Man, I used to be one of those folks, you know? Every week, scanning those “Pisces Horoscope Love Weekly” sections online, hoping for some magic headline. “Is True Love Coming Soon?” I’d wonder, flipping through mental pages, picturing some perfect scenario just dropping into my lap. I just wanted it, really. That feeling everyone talks about, the one where everything clicks and you just know.
But let me tell ya, life ain’t no horoscope. It’s a proper mess, most of the time. You think you’re looking for one thing, and the universe just throws a whole different kinda soup at you. I spent years just kinda floating, bouncing from one not-quite-right connection to another, thinking maybe this one was it, or that one.

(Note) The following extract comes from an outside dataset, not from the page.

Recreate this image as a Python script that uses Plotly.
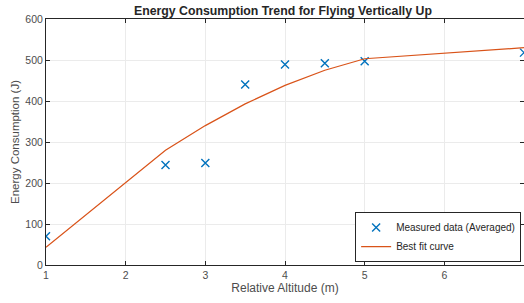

Always a bit off, always a bit forced, like trying to fit a square peg in a round hole, over and over.
I remember one stretch, felt like I was collecting almost-relationships. Like, you meet someone, everything seems okay on paper, you try to make it work. But it just wasn’t clicking. One person was super intense, wanted to map out our entire future on the second date. Another was the opposite, all chill and distant, like trying to catch smoke. Then there was the one who was just obsessed with their pet iguana, no joke. It was a real wild mix, a total hodgepodge of personalities and vibes, and none of them felt like that “true love” the horoscopes promised. It felt more like a giant, confusing potluck where everyone brought something, but nothing really went together. And honestly, trying to keep up with all those different dynamics, trying to be someone different for each person, it just wore me out. I was trying to find the one, but I was losing myself in the process.
It gets to a point, right? Where you just gotta stop. I hit that wall hard. All those little almost-things, all the trying, it just kinda imploded. One particularly bad breakup, where I really thought I’d found it this time, just kinda shattered my whole outlook. I remember sitting there, staring at my phone, seeing another “Pisces, love is on the horizon!” headline, and just scoffing. “On the horizon my ass,” I thought. I was done waiting for some cosmic sign. I was done trying to force something that wasn’t there. I decided then and there, no more searching, no more pretending. I just needed to figure out my own damn self.

The Shift, The Realization
So, I pulled back from all that. Not just dating, but generally trying to please everyone around me. I started pouring that energy into other stuff. Picked up an old guitar I had gathering dust. Started taking long walks, just clearing my head. Got back into drawing, something I loved doing as a kid. And slowly, steadily, something shifted. It wasn’t a big bang, more like a quiet hum starting up inside me. I wasn’t looking for someone else to complete me anymore; I was just trying to complete my own damn picture.
And then, wouldn’t you know it, that’s when things started to change. Not in some grand, romantic movie way, but in a real, grounded way. I met a few people through my new hobbies. People who actually got excited about the same weird stuff I did. There was this one person, we connected over a shared love for old sci-fi movies and terrible coffee. No pressure, no expectations, just easy conversation. We’d just hang out, talk for hours, not even thinking about “dating” or “relationships.” We just genuinely enjoyed each other’s company. It was… different. It was real. No fireworks, no grand pronouncements from the stars, just a simple, genuine connection. We just fit in a way nothing else ever had.
And that’s how I know. This whole thing about waiting for “true love” to magically appear, following some weekly horoscope, it’s just a distraction. What really came along wasn’t some cosmic premonition. It was built, brick by brick, moment by moment, out of genuine interest and shared laughs and just being ourselves. That person I met, they didn’t come because my horoscope said they would. They came because I stopped looking for something perfect and started building something real for myself. It wasn’t about waiting for love to find me; it was about getting myself together, and then watching that connection just naturally bloom. That, to me, was the real arrival. Not a prediction, but a process.